** start **

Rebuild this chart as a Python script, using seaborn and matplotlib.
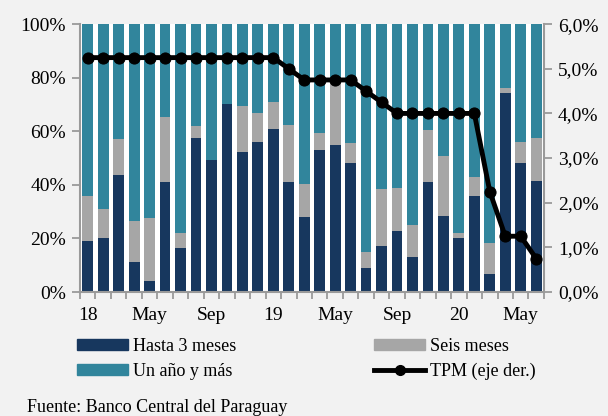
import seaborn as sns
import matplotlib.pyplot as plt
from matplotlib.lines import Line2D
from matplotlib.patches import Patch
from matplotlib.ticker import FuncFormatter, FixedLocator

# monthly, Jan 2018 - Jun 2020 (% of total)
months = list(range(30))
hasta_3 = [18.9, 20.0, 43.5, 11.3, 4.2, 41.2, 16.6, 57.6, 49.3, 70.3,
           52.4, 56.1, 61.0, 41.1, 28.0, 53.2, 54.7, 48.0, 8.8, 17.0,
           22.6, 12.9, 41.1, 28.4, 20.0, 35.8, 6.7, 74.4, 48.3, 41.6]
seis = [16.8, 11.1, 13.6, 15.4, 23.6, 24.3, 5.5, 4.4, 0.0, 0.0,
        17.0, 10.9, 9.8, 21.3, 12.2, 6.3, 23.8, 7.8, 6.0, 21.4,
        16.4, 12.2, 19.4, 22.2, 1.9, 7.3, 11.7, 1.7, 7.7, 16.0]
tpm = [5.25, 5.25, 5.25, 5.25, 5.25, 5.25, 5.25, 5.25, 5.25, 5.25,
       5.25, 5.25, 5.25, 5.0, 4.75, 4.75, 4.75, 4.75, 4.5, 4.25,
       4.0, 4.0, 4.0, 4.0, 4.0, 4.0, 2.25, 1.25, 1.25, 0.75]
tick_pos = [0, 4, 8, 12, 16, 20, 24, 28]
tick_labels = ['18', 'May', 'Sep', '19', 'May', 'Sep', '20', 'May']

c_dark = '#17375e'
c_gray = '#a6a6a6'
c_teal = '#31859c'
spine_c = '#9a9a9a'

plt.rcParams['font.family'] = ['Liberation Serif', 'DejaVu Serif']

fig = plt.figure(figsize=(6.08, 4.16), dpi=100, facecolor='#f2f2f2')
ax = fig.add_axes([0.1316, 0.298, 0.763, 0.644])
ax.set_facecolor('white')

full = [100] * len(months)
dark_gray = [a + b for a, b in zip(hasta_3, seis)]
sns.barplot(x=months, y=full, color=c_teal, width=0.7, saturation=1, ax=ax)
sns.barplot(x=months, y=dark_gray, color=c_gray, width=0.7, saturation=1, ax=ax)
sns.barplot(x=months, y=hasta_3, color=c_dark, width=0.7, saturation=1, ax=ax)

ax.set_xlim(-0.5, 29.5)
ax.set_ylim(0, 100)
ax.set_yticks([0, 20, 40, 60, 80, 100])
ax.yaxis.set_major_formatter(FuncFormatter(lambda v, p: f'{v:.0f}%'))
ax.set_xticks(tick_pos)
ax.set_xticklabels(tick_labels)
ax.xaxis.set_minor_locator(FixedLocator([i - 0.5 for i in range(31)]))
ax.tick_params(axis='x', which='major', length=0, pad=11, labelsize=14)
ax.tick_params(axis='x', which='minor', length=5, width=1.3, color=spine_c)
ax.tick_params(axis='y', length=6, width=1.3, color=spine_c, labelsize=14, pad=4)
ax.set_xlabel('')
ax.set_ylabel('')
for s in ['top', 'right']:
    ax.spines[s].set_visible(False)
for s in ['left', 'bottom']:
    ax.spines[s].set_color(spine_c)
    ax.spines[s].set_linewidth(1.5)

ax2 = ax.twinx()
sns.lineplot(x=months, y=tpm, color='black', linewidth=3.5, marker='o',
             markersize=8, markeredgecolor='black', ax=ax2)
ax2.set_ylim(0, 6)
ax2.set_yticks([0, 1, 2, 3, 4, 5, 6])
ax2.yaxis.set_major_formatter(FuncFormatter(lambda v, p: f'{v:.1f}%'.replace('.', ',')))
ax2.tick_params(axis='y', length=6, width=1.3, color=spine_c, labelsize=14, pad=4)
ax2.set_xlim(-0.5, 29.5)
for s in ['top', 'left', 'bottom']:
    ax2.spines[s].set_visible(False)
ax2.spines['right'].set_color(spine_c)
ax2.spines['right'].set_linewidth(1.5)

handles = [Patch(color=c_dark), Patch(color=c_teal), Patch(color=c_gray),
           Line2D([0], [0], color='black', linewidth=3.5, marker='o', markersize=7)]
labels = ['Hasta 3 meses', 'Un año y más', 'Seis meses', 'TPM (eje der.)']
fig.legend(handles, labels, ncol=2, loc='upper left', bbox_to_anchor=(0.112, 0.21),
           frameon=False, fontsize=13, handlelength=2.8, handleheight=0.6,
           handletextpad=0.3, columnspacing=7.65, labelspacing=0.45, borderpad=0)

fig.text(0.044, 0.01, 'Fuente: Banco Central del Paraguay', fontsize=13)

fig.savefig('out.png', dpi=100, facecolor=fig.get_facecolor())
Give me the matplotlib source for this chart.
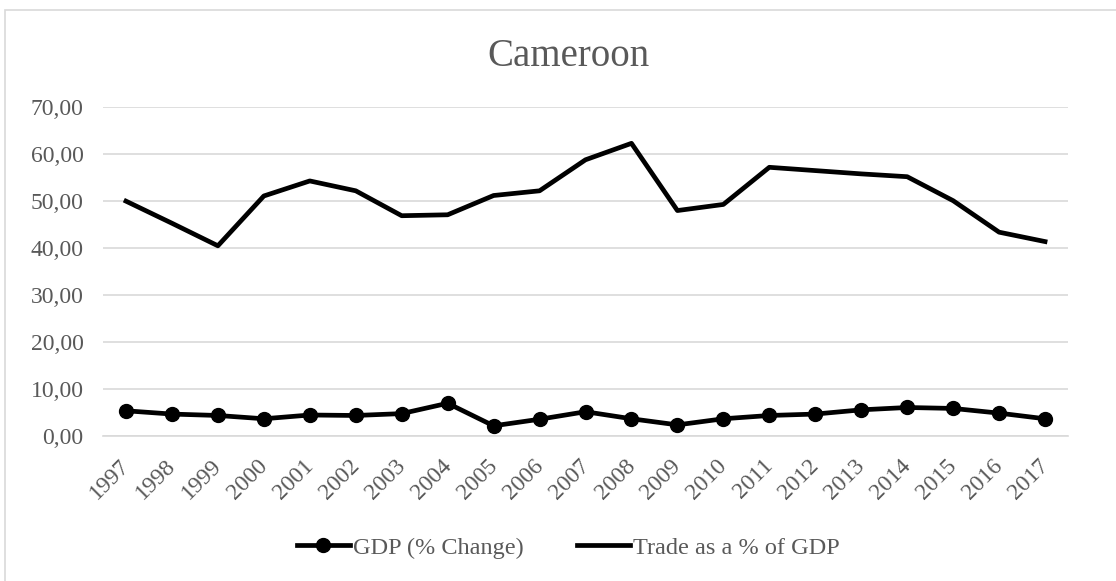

** end **

:: PROBLEM TO WORK ON ::
Give the entries again word for word, but skip the pictures.

:: FULL OUTPUT ::
Rebuild this chart as a Python script, using seaborn and matplotlib.
import seaborn as sns
import matplotlib.pyplot as plt
from matplotlib.lines import Line2D
from matplotlib.patches import Patch
from matplotlib.ticker import FuncFormatter, FixedLocator

# monthly, Jan 2018 - Jun 2020 (% of total)
months = list(range(30))
hasta_3 = [18.9, 20.0, 43.5, 11.3, 4.2, 41.2, 16.6, 57.6, 49.3, 70.3,
           52.4, 56.1, 61.0, 41.1, 28.0, 53.2, 54.7, 48.0, 8.8, 17.0,
           22.6, 12.9, 41.1, 28.4, 20.0, 35.8, 6.7, 74.4, 48.3, 41.6]
seis = [16.8, 11.1, 13.6, 15.4, 23.6, 24.3, 5.5, 4.4, 0.0, 0.0,
        17.0, 10.9, 9.8, 21.3, 12.2, 6.3, 23.8, 7.8, 6.0, 21.4,
        16.4, 12.2, 19.4, 22.2, 1.9, 7.3, 11.7, 1.7, 7.7, 16.0]
tpm = [5.25, 5.25, 5.25, 5.25, 5.25, 5.25, 5.25, 5.25, 5.25, 5.25,
       5.25, 5.25, 5.25, 5.0, 4.75, 4.75, 4.75, 4.75, 4.5, 4.25,
       4.0, 4.0, 4.0, 4.0, 4.0, 4.0, 2.25, 1.25, 1.25, 0.75]
tick_pos = [0, 4, 8, 12, 16, 20, 24, 28]
tick_labels = ['18', 'May', 'Sep', '19', 'May', 'Sep', '20', 'May']

c_dark = '#17375e'
c_gray = '#a6a6a6'
c_teal = '#31859c'
spine_c = '#9a9a9a'

plt.rcParams['font.family'] = ['Liberation Serif', 'DejaVu Serif']

fig = plt.figure(figsize=(6.08, 4.16), dpi=100, facecolor='#f2f2f2')
ax = fig.add_axes([0.1316, 0.298, 0.763, 0.644])
ax.set_facecolor('white')

full = [100] * len(months)
dark_gray = [a + b for a, b in zip(hasta_3, seis)]
sns.barplot(x=months, y=full, color=c_teal, width=0.7, saturation=1, ax=ax)
sns.barplot(x=months, y=dark_gray, color=c_gray, width=0.7, saturation=1, ax=ax)
sns.barplot(x=months, y=hasta_3, color=c_dark, width=0.7, saturation=1, ax=ax)

ax.set_xlim(-0.5, 29.5)
ax.set_ylim(0, 100)
ax.set_yticks([0, 20, 40, 60, 80, 100])
ax.yaxis.set_major_formatter(FuncFormatter(lambda v, p: f'{v:.0f}%'))
ax.set_xticks(tick_pos)
ax.set_xticklabels(tick_labels)
ax.xaxis.set_minor_locator(FixedLocator([i - 0.5 for i in range(31)]))
ax.tick_params(axis='x', which='major', length=0, pad=11, labelsize=14)
ax.tick_params(axis='x', which='minor', length=5, width=1.3, color=spine_c)
ax.tick_params(axis='y', length=6, width=1.3, color=spine_c, labelsize=14, pad=4)
ax.set_xlabel('')
ax.set_ylabel('')
for s in ['top', 'right']:
    ax.spines[s].set_visible(False)
for s in ['left', 'bottom']:
    ax.spines[s].set_color(spine_c)
    ax.spines[s].set_linewidth(1.5)

ax2 = ax.twinx()
sns.lineplot(x=months, y=tpm, color='black', linewidth=3.5, marker='o',
             markersize=8, markeredgecolor='black', ax=ax2)
ax2.set_ylim(0, 6)
ax2.set_yticks([0, 1, 2, 3, 4, 5, 6])
ax2.yaxis.set_major_formatter(FuncFormatter(lambda v, p: f'{v:.1f}%'.replace('.', ',')))
ax2.tick_params(axis='y', length=6, width=1.3, color=spine_c, labelsize=14, pad=4)
ax2.set_xlim(-0.5, 29.5)
for s in ['top', 'left', 'bottom']:
    ax2.spines[s].set_visible(False)
ax2.spines['right'].set_color(spine_c)
ax2.spines['right'].set_linewidth(1.5)

handles = [Patch(color=c_dark), Patch(color=c_teal), Patch(color=c_gray),
           Line2D([0], [0], color='black', linewidth=3.5, marker='o', markersize=7)]
labels = ['Hasta 3 meses', 'Un año y más', 'Seis meses', 'TPM (eje der.)']
fig.legend(handles, labels, ncol=2, loc='upper left', bbox_to_anchor=(0.112, 0.21),
           frameon=False, fontsize=13, handlelength=2.8, handleheight=0.6,
           handletextpad=0.3, columnspacing=7.65, labelspacing=0.45, borderpad=0)

fig.text(0.044, 0.01, 'Fuente: Banco Central del Paraguay', fontsize=13)

fig.savefig('out.png', dpi=100, facecolor=fig.get_facecolor())
Give me the matplotlib source for this chart.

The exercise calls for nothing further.